START DATA FOR THIS EXERCISE
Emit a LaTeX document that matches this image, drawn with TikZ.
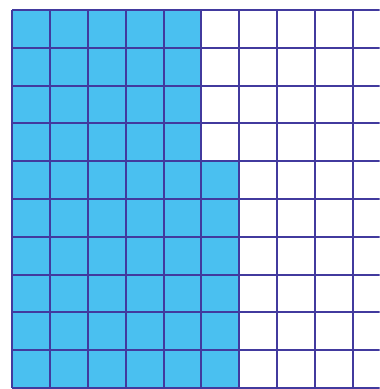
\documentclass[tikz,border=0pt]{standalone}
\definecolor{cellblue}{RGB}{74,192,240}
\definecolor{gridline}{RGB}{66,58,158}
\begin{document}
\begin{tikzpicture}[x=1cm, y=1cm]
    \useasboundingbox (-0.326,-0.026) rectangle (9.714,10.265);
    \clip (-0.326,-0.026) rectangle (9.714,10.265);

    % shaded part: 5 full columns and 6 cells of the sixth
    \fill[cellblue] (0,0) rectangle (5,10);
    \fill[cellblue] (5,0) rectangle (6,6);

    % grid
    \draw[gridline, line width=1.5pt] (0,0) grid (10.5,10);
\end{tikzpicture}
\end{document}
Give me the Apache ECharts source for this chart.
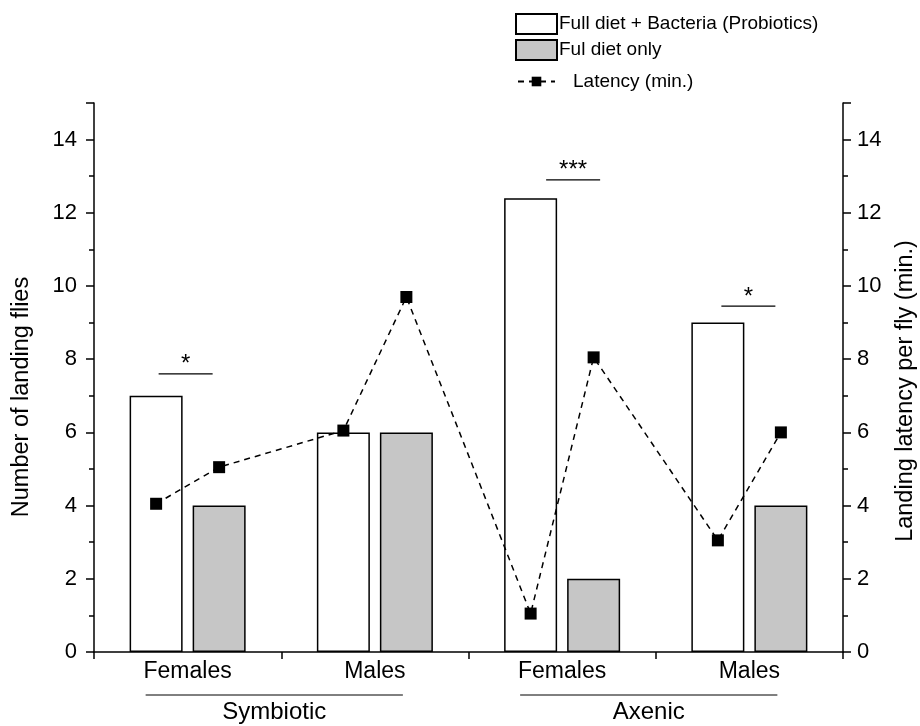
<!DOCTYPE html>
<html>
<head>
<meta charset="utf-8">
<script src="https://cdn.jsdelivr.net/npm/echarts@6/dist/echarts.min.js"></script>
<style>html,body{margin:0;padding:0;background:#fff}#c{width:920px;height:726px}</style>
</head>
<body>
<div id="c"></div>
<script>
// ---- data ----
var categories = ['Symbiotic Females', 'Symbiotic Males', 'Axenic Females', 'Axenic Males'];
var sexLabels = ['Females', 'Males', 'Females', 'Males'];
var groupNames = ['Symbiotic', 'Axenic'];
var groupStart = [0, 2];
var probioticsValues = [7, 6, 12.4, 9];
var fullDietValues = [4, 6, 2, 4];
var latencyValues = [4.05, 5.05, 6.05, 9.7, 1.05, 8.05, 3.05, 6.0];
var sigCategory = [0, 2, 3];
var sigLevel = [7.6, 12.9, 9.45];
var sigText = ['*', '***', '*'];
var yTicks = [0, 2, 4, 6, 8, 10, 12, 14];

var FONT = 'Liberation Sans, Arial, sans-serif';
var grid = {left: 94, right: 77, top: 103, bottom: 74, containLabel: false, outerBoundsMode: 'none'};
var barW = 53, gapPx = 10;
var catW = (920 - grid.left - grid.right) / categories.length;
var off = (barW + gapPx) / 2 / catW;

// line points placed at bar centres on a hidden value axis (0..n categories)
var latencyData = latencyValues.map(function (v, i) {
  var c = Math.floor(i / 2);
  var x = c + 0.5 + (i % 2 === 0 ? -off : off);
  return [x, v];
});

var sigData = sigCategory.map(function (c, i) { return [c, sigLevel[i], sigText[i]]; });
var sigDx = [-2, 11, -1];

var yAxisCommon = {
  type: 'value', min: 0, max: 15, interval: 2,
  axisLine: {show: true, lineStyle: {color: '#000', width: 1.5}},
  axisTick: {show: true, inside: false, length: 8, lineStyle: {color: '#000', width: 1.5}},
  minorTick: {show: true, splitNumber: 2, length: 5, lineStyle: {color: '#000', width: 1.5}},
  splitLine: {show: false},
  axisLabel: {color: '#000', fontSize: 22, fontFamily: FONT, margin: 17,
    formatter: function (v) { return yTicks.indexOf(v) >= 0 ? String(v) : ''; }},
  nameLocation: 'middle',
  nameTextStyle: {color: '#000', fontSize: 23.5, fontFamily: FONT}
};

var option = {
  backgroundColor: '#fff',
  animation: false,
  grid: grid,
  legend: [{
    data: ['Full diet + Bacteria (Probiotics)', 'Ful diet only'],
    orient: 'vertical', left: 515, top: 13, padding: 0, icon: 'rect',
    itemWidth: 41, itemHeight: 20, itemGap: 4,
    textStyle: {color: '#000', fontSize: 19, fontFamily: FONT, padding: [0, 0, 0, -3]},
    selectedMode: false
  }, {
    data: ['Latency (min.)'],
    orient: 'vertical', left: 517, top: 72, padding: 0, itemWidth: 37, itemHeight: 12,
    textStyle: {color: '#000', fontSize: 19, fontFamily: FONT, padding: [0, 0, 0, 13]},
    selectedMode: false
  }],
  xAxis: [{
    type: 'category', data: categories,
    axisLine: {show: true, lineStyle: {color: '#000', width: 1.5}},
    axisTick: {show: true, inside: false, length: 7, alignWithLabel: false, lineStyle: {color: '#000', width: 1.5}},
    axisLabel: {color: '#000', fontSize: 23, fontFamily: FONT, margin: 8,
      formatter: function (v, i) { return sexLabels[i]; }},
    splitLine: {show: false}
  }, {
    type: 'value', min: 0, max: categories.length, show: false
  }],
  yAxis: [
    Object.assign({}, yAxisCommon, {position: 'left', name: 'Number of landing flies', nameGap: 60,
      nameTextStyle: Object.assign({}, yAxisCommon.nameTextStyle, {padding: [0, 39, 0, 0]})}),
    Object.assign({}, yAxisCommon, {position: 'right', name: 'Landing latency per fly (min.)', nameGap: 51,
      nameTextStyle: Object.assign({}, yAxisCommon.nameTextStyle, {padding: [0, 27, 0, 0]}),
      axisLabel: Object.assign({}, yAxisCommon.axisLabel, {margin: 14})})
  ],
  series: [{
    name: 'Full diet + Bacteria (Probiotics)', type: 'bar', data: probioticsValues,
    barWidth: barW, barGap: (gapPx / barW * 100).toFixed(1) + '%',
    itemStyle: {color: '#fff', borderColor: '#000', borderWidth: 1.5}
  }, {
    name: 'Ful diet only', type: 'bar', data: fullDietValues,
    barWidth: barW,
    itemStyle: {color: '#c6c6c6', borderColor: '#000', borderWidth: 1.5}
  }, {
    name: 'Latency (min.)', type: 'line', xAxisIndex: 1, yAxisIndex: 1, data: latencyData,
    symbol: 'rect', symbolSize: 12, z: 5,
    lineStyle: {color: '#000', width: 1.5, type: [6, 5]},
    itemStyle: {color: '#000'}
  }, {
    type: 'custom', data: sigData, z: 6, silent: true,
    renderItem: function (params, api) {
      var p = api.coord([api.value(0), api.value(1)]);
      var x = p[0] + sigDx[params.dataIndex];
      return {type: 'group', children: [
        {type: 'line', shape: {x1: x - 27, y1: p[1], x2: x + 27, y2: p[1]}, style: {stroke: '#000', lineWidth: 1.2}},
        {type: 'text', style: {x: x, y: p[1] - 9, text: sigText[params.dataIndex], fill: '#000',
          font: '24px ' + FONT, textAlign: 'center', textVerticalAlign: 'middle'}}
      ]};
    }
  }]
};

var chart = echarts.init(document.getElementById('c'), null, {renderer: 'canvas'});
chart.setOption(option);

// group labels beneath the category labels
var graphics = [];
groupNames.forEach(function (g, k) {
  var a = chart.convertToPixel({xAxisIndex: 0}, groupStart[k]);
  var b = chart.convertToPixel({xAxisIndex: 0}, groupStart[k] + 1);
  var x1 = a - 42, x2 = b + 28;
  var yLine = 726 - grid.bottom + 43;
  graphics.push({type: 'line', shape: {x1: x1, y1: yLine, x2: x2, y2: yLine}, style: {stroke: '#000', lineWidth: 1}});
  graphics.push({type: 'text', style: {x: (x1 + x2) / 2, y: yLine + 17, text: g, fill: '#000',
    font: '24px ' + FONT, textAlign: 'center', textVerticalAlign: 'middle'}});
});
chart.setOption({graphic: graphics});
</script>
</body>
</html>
END DATA FOR THIS EXERCISE
START DATA FOR THIS EXERCISE
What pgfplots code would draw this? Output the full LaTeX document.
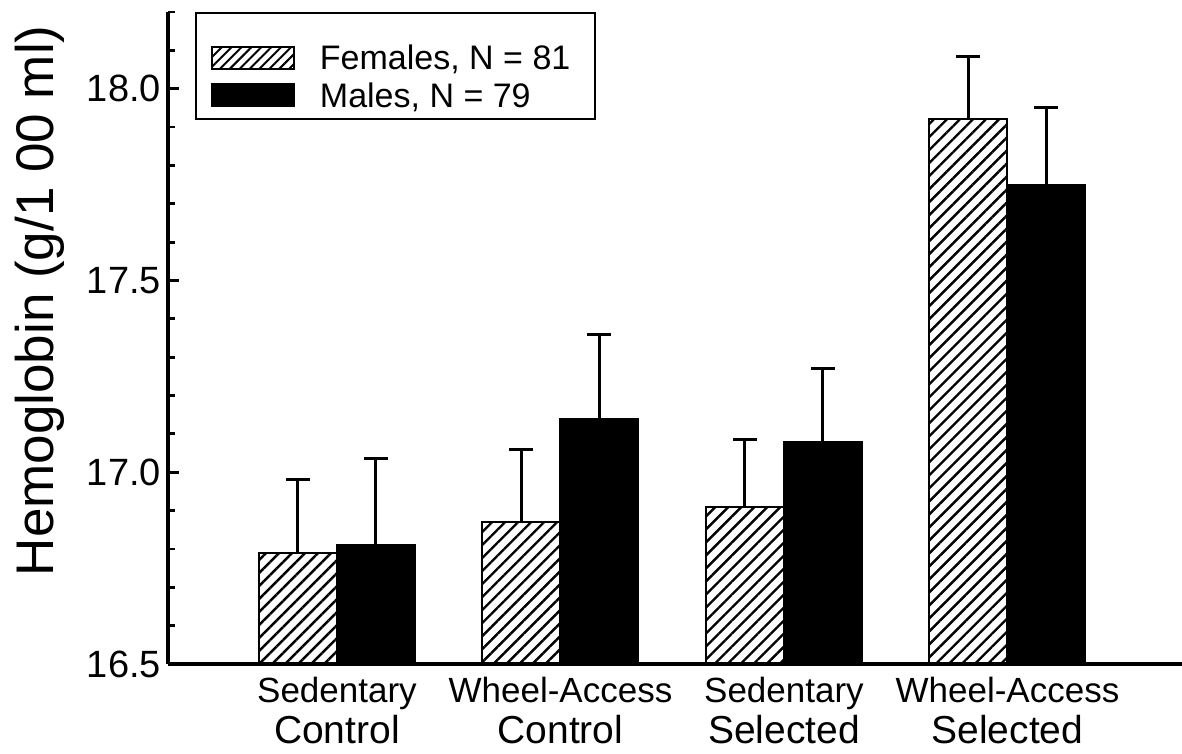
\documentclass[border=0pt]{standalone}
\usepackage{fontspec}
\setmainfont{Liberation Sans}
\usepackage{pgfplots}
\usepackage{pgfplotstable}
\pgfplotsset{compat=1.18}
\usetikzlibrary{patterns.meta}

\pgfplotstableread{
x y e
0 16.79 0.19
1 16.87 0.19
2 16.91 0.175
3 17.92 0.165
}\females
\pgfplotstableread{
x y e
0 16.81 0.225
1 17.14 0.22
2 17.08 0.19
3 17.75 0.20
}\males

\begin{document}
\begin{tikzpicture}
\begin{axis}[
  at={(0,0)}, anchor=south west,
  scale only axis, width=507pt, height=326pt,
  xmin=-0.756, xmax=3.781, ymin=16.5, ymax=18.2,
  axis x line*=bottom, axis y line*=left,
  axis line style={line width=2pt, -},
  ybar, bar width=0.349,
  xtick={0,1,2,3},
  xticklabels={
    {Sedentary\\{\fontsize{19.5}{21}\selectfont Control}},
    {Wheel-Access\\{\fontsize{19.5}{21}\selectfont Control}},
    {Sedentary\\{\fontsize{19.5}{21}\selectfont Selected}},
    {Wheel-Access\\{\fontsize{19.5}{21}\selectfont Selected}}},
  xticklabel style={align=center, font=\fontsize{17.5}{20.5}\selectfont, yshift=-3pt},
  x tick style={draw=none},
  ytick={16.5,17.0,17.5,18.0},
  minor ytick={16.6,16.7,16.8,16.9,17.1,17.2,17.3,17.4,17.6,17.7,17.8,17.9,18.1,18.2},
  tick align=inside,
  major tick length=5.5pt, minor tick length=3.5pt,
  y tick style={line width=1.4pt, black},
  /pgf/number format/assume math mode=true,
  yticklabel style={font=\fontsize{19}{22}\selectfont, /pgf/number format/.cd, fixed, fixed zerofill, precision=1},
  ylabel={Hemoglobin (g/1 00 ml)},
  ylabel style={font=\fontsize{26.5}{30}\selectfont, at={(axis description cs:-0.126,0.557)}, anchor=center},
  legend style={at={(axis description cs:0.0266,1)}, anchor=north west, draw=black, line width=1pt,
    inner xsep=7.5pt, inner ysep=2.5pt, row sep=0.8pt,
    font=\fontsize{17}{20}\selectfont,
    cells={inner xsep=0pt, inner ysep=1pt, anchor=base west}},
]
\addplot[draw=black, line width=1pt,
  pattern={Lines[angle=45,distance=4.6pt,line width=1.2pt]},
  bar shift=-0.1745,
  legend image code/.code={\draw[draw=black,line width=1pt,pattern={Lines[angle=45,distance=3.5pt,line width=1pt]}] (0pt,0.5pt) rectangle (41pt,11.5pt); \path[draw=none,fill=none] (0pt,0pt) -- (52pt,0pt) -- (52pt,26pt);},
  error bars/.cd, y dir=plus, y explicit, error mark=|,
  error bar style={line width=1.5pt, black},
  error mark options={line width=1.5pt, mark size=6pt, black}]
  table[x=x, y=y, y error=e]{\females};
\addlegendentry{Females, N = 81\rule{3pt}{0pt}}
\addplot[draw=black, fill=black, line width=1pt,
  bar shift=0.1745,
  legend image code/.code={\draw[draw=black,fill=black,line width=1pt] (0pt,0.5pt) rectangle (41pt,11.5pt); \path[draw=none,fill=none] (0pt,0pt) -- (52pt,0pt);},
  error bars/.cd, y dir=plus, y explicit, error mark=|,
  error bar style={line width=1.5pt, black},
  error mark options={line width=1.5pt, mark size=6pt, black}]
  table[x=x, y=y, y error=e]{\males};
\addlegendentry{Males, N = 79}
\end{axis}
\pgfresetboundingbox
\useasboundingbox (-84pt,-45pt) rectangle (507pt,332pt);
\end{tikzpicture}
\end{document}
END DATA FOR THIS EXERCISE
_STATED GOAL_
Nothing but the lines from the one with "Emit a LaTeX" through the one with "var yTicks = [0, 2, 4, 6, 8, 10, 12, 14];" should be copied, word for word. Pictures are left out.

_FINISHED ANSWER_
Emit a LaTeX document that matches this image, drawn with TikZ.
\documentclass[tikz,border=0pt]{standalone}
\definecolor{cellblue}{RGB}{74,192,240}
\definecolor{gridline}{RGB}{66,58,158}
\begin{document}
\begin{tikzpicture}[x=1cm, y=1cm]
    \useasboundingbox (-0.326,-0.026) rectangle (9.714,10.265);
    \clip (-0.326,-0.026) rectangle (9.714,10.265);

    % shaded part: 5 full columns and 6 cells of the sixth
    \fill[cellblue] (0,0) rectangle (5,10);
    \fill[cellblue] (5,0) rectangle (6,6);

    % grid
    \draw[gridline, line width=1.5pt] (0,0) grid (10.5,10);
\end{tikzpicture}
\end{document}
Give me the Apache ECharts source for this chart.
<!DOCTYPE html>
<html>
<head>
<meta charset="utf-8">
<script src="https://cdn.jsdelivr.net/npm/echarts@6/dist/echarts.min.js"></script>
<style>html,body{margin:0;padding:0;background:#fff}#c{width:920px;height:726px}</style>
</head>
<body>
<div id="c"></div>
<script>
// ---- data ----
var categories = ['Symbiotic Females', 'Symbiotic Males', 'Axenic Females', 'Axenic Males'];
var sexLabels = ['Females', 'Males', 'Females', 'Males'];
var groupNames = ['Symbiotic', 'Axenic'];
var groupStart = [0, 2];
var probioticsValues = [7, 6, 12.4, 9];
var fullDietValues = [4, 6, 2, 4];
var latencyValues = [4.05, 5.05, 6.05, 9.7, 1.05, 8.05, 3.05, 6.0];
var sigCategory = [0, 2, 3];
var sigLevel = [7.6, 12.9, 9.45];
var sigText = ['*', '***', '*'];
var yTicks = [0, 2, 4, 6, 8, 10, 12, 14];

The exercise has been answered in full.